I remember proudly explaining to my private school friends why I attended public schools. My parents, I said, were committed to public school education. They had offered me the chance to attend a private school once they could afford it, but I declined.

After my homogenous neighborhood public elementary years, my much more racially and economically integrated middle school and high schools showed me how the cultural exposure in our newly integrating Southern city educated me about the culturally diverse world for which I was preparing myself. Additional federal funding for "at-risk" schools such as mine supported a rich diversity of course offerings, and I was grateful for the opportunities I received.

As parents, my husband and I also have supported public education and watched with alarm the growing trend toward establishing charter schools that drain precious taxpayer money from public education. Yet we've withheld judgment to see whether these approaches could nonetheless help at-risk students.

This week, results of meaningful academic test comparisons between charter and public schools became public. Although the Bush administration has promoted charter schools as part of its education program, for nine months it sat on the data that became public this week. It took sleuthing to ferret out the truth.

It is understandable, if unethical, for charter school advocates to want to suppress these results of test comparisons of charter schools and public schools, which show public school students consistently outperforming charter school students. Fourth-grade students in charter schools consistently did worse on reading and math tests than those in public schools. Some have attributed this poor performance to charter schools' having taken on more at-risk students. Actually, though, the charter school students did poorly even when compared to students of similar racial, economic and geographic background.

There are reasons why charter schools might be predicted to have poor performance, including their higher administrative costs and more resources spent on recruitment. Charter schools don't benefit from the efficiencies of scale in purchasing educational materials that public schools can offer.

But especially, these schools have so far lacked the sort of accountability under which public schools are obliged to operate. Far from offering a spur to public education to do better, the history of charter schools seems to be one of isolation from public scrutiny, as witnessed by the Bush administration's failure to make public announcements about the results of these schools' actual performance.The whole premise of the No Child Left Behind approach to education is that standards must apply to children of all kinds. Does this apply to charter schools as well? As any school board member weary from countless parent phone calls can attest, public education is of intense interest to citizens, and actions of public educators are accountable to them. Ought not publicly funded charter schools also be held accountable for the quality of education they do or do not provide?

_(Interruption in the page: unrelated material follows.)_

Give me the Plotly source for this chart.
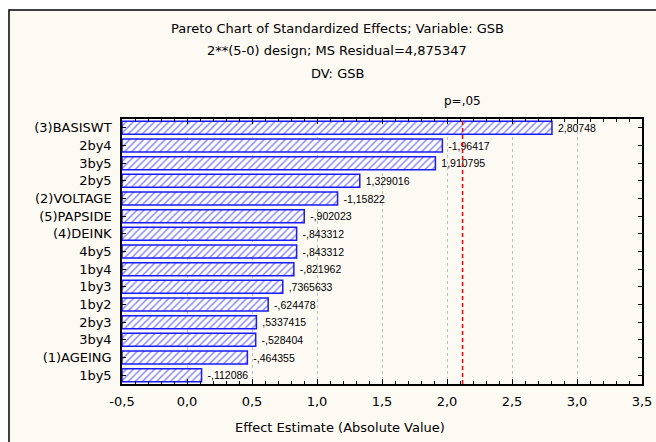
import plotly.graph_objects as go

# ---- data ----
effects = ["(3)BASISWT", "2by4", "3by5", "2by5", "(2)VOLTAGE", "(5)PAPSIDE",
           "(4)DEINK", "4by5", "1by4", "1by3", "1by2", "2by3", "3by4",
           "(1)AGEING", "1by5"]
estimates = [2.80748, -1.96417, 1.910795, 1.329016, -1.15822, -0.902023,
             -0.843312, -0.843312, -0.821962, 0.7365633, -0.624478, 0.5337415,
             -0.528404, -0.464355, -0.112086]
estimate_labels = ["2,80748", "-1,96417", "1,910795", "1,329016", "-1,15822",
                   "-,902023", "-,843312", "-,843312", "-,821962", ",7365633",
                   "-,624478", ",5337415", "-,528404", "-,464355", "-,112086"]
x_tick_vals = [-0.5, 0.0, 0.5, 1.0, 1.5, 2.0, 2.5, 3.0, 3.5]
x_tick_text = ["-0,5", "0,0", "0,5", "1,0", "1,5", "2,0", "2,5", "3,0", "3,5"]
p_crit = 2.1199
x_min, x_max = -0.5, 3.5

titles = ["Pareto Chart of Standardized Effects; Variable: GSB",
          "2**(5-0) design; MS Residual=4,875347",
          "DV: GSB"]

FONT = "DejaVu Sans, Verdana, sans-serif"
SMALL = "Liberation Sans, Arial, sans-serif"
BLUE = "#1a1aff"

# plot area in pixels
W, H = 656, 442
L, R, T, B = 122, 14, 119, 58
pw, ph = W - L - R, H - T - B
def px(x):  # pixel x -> paper
    return (x - L) / pw
def py(y):  # pixel y -> paper
    return (H - B - y) / ph

abs_vals = [abs(v) for v in estimates]

fig = go.Figure()
fig.add_trace(go.Bar(
    y=effects,
    x=[a - x_min for a in abs_vals],
    base=x_min,
    orientation="h",
    width=0.74,
    marker=dict(
        color="white",
        line=dict(color=BLUE, width=1.5),
        pattern=dict(shape="/", fgcolor=BLUE, bgcolor="white", size=5, solidity=0.3),
    ),
    text=[" " + s for s in estimate_labels],
    textposition="outside",
    textfont=dict(family=SMALL, size=10.5, color="black"),
    cliponaxis=False,
    hoverinfo="skip",
))

shapes = [
    # outer frame
    dict(type="rect", xref="paper", yref="paper",
         x0=px(9), x1=px(W + 5), y0=py(H + 5), y1=py(10),
         fillcolor="#fdf9f3", line=dict(color="black", width=1.5), layer="below"),
    # critical value line
    dict(type="line", xref="x", yref="paper", x0=p_crit, x1=p_crit, y0=0, y1=1,
         line=dict(color="red", width=1.5, dash="4px,3px")),
]

annotations = []
for i, t in enumerate(titles):
    annotations.append(dict(text=t, xref="paper", yref="paper",
                            x=px(337), y=py(28 + 22.5 * i),
                            showarrow=False, xanchor="center", yanchor="middle",
                            font=dict(family=FONT, size=13, color="black")))
annotations.append(dict(text="p=,05", xref="x", yref="paper", x=p_crit, y=py(101),
                        showarrow=False, xanchor="center", yanchor="middle",
                        font=dict(family=FONT, size=12, color="black")))
annotations.append(dict(text="Effect Estimate (Absolute Value)", xref="paper", yref="paper",
                        x=px(340), y=py(427), showarrow=False,
                        xanchor="center", yanchor="middle",
                        font=dict(family=FONT, size=13, color="black")))

fig.update_layout(
    width=W, height=H,
    margin=dict(l=L, r=R, t=T, b=B),
    paper_bgcolor="white",
    plot_bgcolor="white",
    showlegend=False,
    shapes=shapes,
    annotations=annotations,
    bargap=0.26,
    font=dict(family=FONT, size=12, color="black"),
)
fig.update_xaxes(
    automargin=False,
    range=[x_min, x_max],
    tickvals=x_tick_vals, ticktext=x_tick_text,
    ticks="inside", ticklen=5, tickcolor="black",
    minor=dict(dtick=0.1, ticks="inside", ticklen=3, tickcolor="black", showgrid=False),
    showline=True, linecolor="black", linewidth=1.5, mirror="allticks",
    showgrid=True, gridcolor="#c0c0c0", griddash="dot", gridwidth=1,
    zeroline=False,
    tickfont=dict(family=FONT, size=13),
    ticklabelstandoff=5,
)
fig.update_yaxes(
    automargin=False,
    autorange="reversed",
    ticks="inside", ticklen=4, tickcolor="black",
    showline=True, linecolor="black", linewidth=1.5, mirror="allticks",
    showgrid=False,
    tickfont=dict(family=FONT, size=13),
    ticklabelstandoff=6,
)

fig.write_html("out.html")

Testing alone does not reveal the truth about the quality of a school's education performance. Increasing testing requirements has sometimes resulted in a more rigid approach to teaching, and a temptation by administrators to punish underperforming schools and teachers. However, these results, taken from thousands of students in hundreds of schools, add to growing concerns that charter schools merit greater public scrutiny.

The results of the fourth-grade student tests will probably spawn arguments for more, not less, funding for charter schools, to make them better. But as I learned as a child, the kinds of problems that prompt criticisms of public education can be addressed within the public school system far better than by siphoning off its resources to create new, less accountable and, it seems now, possibly less effective solutions that serve the private educational industry better than they serve the nation's children.